__What you need to do__.
Retype the whole listing, please, keeping every line exact and dropping the pictures.
## start Dataset excerpt
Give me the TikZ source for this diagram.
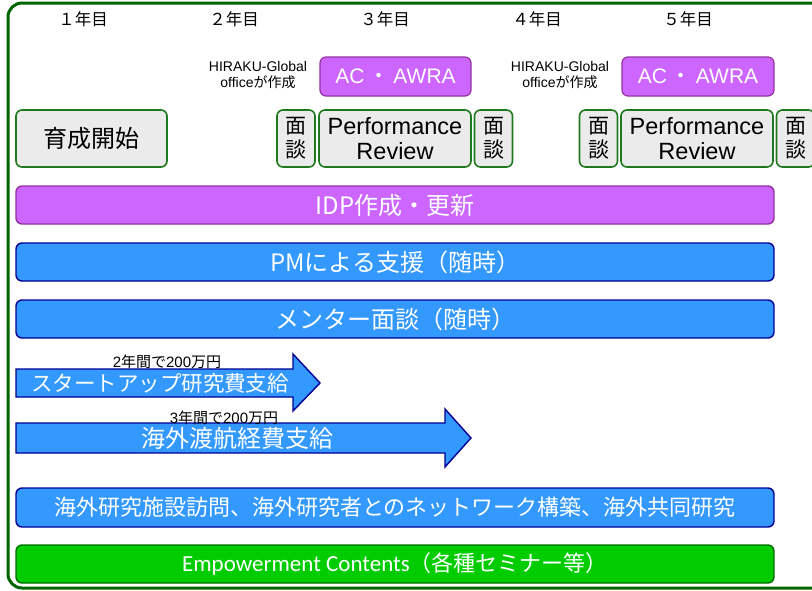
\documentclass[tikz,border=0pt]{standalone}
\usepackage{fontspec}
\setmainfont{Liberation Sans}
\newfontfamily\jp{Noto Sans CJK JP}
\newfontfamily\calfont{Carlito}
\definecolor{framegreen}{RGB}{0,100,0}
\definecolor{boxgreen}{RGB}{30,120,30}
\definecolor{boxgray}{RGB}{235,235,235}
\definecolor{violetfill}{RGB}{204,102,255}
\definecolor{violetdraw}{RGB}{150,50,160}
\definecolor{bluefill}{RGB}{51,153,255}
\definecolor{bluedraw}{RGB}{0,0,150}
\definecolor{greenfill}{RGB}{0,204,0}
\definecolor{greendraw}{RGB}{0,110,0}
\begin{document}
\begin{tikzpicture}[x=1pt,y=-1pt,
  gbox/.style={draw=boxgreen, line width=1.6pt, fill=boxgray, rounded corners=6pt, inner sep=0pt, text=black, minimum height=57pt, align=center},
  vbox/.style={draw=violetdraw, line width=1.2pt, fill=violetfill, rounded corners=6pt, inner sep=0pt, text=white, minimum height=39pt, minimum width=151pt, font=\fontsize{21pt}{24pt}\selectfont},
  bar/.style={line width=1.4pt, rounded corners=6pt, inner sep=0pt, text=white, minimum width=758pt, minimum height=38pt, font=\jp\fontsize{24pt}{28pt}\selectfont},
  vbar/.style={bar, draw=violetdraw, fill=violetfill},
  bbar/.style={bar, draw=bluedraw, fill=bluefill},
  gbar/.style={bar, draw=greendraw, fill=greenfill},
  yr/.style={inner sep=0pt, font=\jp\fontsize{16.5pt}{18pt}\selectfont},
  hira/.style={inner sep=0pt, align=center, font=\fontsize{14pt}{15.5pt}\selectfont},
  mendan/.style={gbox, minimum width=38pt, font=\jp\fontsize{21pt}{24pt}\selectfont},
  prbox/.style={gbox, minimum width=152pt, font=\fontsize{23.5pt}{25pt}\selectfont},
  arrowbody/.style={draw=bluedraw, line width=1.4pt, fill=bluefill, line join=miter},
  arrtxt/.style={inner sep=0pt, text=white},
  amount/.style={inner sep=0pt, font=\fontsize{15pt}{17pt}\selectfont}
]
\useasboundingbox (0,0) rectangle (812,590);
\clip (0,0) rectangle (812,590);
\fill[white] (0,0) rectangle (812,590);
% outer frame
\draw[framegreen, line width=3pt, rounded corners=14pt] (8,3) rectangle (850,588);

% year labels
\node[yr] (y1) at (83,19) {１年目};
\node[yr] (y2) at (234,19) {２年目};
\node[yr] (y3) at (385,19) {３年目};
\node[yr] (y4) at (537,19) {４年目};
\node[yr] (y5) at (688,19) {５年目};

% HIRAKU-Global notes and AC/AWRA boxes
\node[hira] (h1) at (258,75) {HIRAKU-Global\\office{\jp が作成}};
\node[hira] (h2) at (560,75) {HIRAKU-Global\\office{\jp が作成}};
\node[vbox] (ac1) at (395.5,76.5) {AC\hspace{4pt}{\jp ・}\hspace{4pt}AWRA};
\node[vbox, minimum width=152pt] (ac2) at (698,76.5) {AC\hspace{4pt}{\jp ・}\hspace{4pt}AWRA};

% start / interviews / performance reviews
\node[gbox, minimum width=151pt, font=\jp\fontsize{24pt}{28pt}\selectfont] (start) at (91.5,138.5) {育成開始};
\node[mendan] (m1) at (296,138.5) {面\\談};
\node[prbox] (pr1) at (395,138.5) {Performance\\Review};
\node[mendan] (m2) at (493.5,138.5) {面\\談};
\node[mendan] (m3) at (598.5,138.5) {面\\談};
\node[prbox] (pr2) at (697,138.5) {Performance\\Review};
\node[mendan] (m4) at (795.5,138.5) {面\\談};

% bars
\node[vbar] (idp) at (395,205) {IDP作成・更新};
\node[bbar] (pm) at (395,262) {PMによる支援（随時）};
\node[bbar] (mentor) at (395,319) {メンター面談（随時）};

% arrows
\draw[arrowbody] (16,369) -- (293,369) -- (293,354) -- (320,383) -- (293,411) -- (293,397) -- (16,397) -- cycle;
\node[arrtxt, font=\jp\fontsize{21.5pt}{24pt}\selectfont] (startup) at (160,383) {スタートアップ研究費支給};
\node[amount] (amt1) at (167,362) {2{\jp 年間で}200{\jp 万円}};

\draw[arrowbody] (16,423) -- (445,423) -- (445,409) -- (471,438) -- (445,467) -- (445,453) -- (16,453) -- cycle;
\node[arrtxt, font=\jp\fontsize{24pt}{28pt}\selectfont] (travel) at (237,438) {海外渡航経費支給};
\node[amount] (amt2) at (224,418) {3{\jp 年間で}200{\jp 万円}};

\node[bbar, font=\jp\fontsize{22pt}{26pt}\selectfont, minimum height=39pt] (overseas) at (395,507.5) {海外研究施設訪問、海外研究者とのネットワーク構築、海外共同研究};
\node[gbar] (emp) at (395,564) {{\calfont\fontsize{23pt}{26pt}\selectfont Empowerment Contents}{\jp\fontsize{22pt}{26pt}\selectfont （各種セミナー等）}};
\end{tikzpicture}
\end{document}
## end Dataset excerpt
__Written solution__.
Give me the TikZ source for this diagram.
\documentclass[tikz,border=0pt]{standalone}
\usepackage{fontspec}
\setmainfont{Liberation Sans}
\newfontfamily\jp{Noto Sans CJK JP}
\newfontfamily\calfont{Carlito}
\definecolor{framegreen}{RGB}{0,100,0}
\definecolor{boxgreen}{RGB}{30,120,30}
\definecolor{boxgray}{RGB}{235,235,235}
\definecolor{violetfill}{RGB}{204,102,255}
\definecolor{violetdraw}{RGB}{150,50,160}
\definecolor{bluefill}{RGB}{51,153,255}
\definecolor{bluedraw}{RGB}{0,0,150}
\definecolor{greenfill}{RGB}{0,204,0}
\definecolor{greendraw}{RGB}{0,110,0}
\begin{document}
\begin{tikzpicture}[x=1pt,y=-1pt,
  gbox/.style={draw=boxgreen, line width=1.6pt, fill=boxgray, rounded corners=6pt, inner sep=0pt, text=black, minimum height=57pt, align=center},
  vbox/.style={draw=violetdraw, line width=1.2pt, fill=violetfill, rounded corners=6pt, inner sep=0pt, text=white, minimum height=39pt, minimum width=151pt, font=\fontsize{21pt}{24pt}\selectfont},
  bar/.style={line width=1.4pt, rounded corners=6pt, inner sep=0pt, text=white, minimum width=758pt, minimum height=38pt, font=\jp\fontsize{24pt}{28pt}\selectfont},
  vbar/.style={bar, draw=violetdraw, fill=violetfill},
  bbar/.style={bar, draw=bluedraw, fill=bluefill},
  gbar/.style={bar, draw=greendraw, fill=greenfill},
  yr/.style={inner sep=0pt, font=\jp\fontsize{16.5pt}{18pt}\selectfont},
  hira/.style={inner sep=0pt, align=center, font=\fontsize{14pt}{15.5pt}\selectfont},
  mendan/.style={gbox, minimum width=38pt, font=\jp\fontsize{21pt}{24pt}\selectfont},
  prbox/.style={gbox, minimum width=152pt, font=\fontsize{23.5pt}{25pt}\selectfont},
  arrowbody/.style={draw=bluedraw, line width=1.4pt, fill=bluefill, line join=miter},
  arrtxt/.style={inner sep=0pt, text=white},
  amount/.style={inner sep=0pt, font=\fontsize{15pt}{17pt}\selectfont}
]
\useasboundingbox (0,0) rectangle (812,590);
\clip (0,0) rectangle (812,590);
\fill[white] (0,0) rectangle (812,590);
% outer frame
\draw[framegreen, line width=3pt, rounded corners=14pt] (8,3) rectangle (850,588);

% year labels
\node[yr] (y1) at (83,19) {１年目};
\node[yr] (y2) at (234,19) {２年目};
\node[yr] (y3) at (385,19) {３年目};
\node[yr] (y4) at (537,19) {４年目};
\node[yr] (y5) at (688,19) {５年目};

% HIRAKU-Global notes and AC/AWRA boxes
\node[hira] (h1) at (258,75) {HIRAKU-Global\\office{\jp が作成}};
\node[hira] (h2) at (560,75) {HIRAKU-Global\\office{\jp が作成}};
\node[vbox] (ac1) at (395.5,76.5) {AC\hspace{4pt}{\jp ・}\hspace{4pt}AWRA};
\node[vbox, minimum width=152pt] (ac2) at (698,76.5) {AC\hspace{4pt}{\jp ・}\hspace{4pt}AWRA};

% start / interviews / performance reviews
\node[gbox, minimum width=151pt, font=\jp\fontsize{24pt}{28pt}\selectfont] (start) at (91.5,138.5) {育成開始};
\node[mendan] (m1) at (296,138.5) {面\\談};
\node[prbox] (pr1) at (395,138.5) {Performance\\Review};
\node[mendan] (m2) at (493.5,138.5) {面\\談};
\node[mendan] (m3) at (598.5,138.5) {面\\談};
\node[prbox] (pr2) at (697,138.5) {Performance\\Review};
\node[mendan] (m4) at (795.5,138.5) {面\\談};

% bars
\node[vbar] (idp) at (395,205) {IDP作成・更新};
\node[bbar] (pm) at (395,262) {PMによる支援（随時）};
\node[bbar] (mentor) at (395,319) {メンター面談（随時）};

% arrows
\draw[arrowbody] (16,369) -- (293,369) -- (293,354) -- (320,383) -- (293,411) -- (293,397) -- (16,397) -- cycle;
\node[arrtxt, font=\jp\fontsize{21.5pt}{24pt}\selectfont] (startup) at (160,383) {スタートアップ研究費支給};
\node[amount] (amt1) at (167,362) {2{\jp 年間で}200{\jp 万円}};

\draw[arrowbody] (16,423) -- (445,423) -- (445,409) -- (471,438) -- (445,467) -- (445,453) -- (16,453) -- cycle;
\node[arrtxt, font=\jp\fontsize{24pt}{28pt}\selectfont] (travel) at (237,438) {海外渡航経費支給};
\node[amount] (amt2) at (224,418) {3{\jp 年間で}200{\jp 万円}};

\node[bbar, font=\jp\fontsize{22pt}{26pt}\selectfont, minimum height=39pt] (overseas) at (395,507.5) {海外研究施設訪問、海外研究者とのネットワーク構築、海外共同研究};
\node[gbar] (emp) at (395,564) {{\calfont\fontsize{23pt}{26pt}\selectfont Empowerment Contents}{\jp\fontsize{22pt}{26pt}\selectfont （各種セミナー等）}};
\end{tikzpicture}
\end{document}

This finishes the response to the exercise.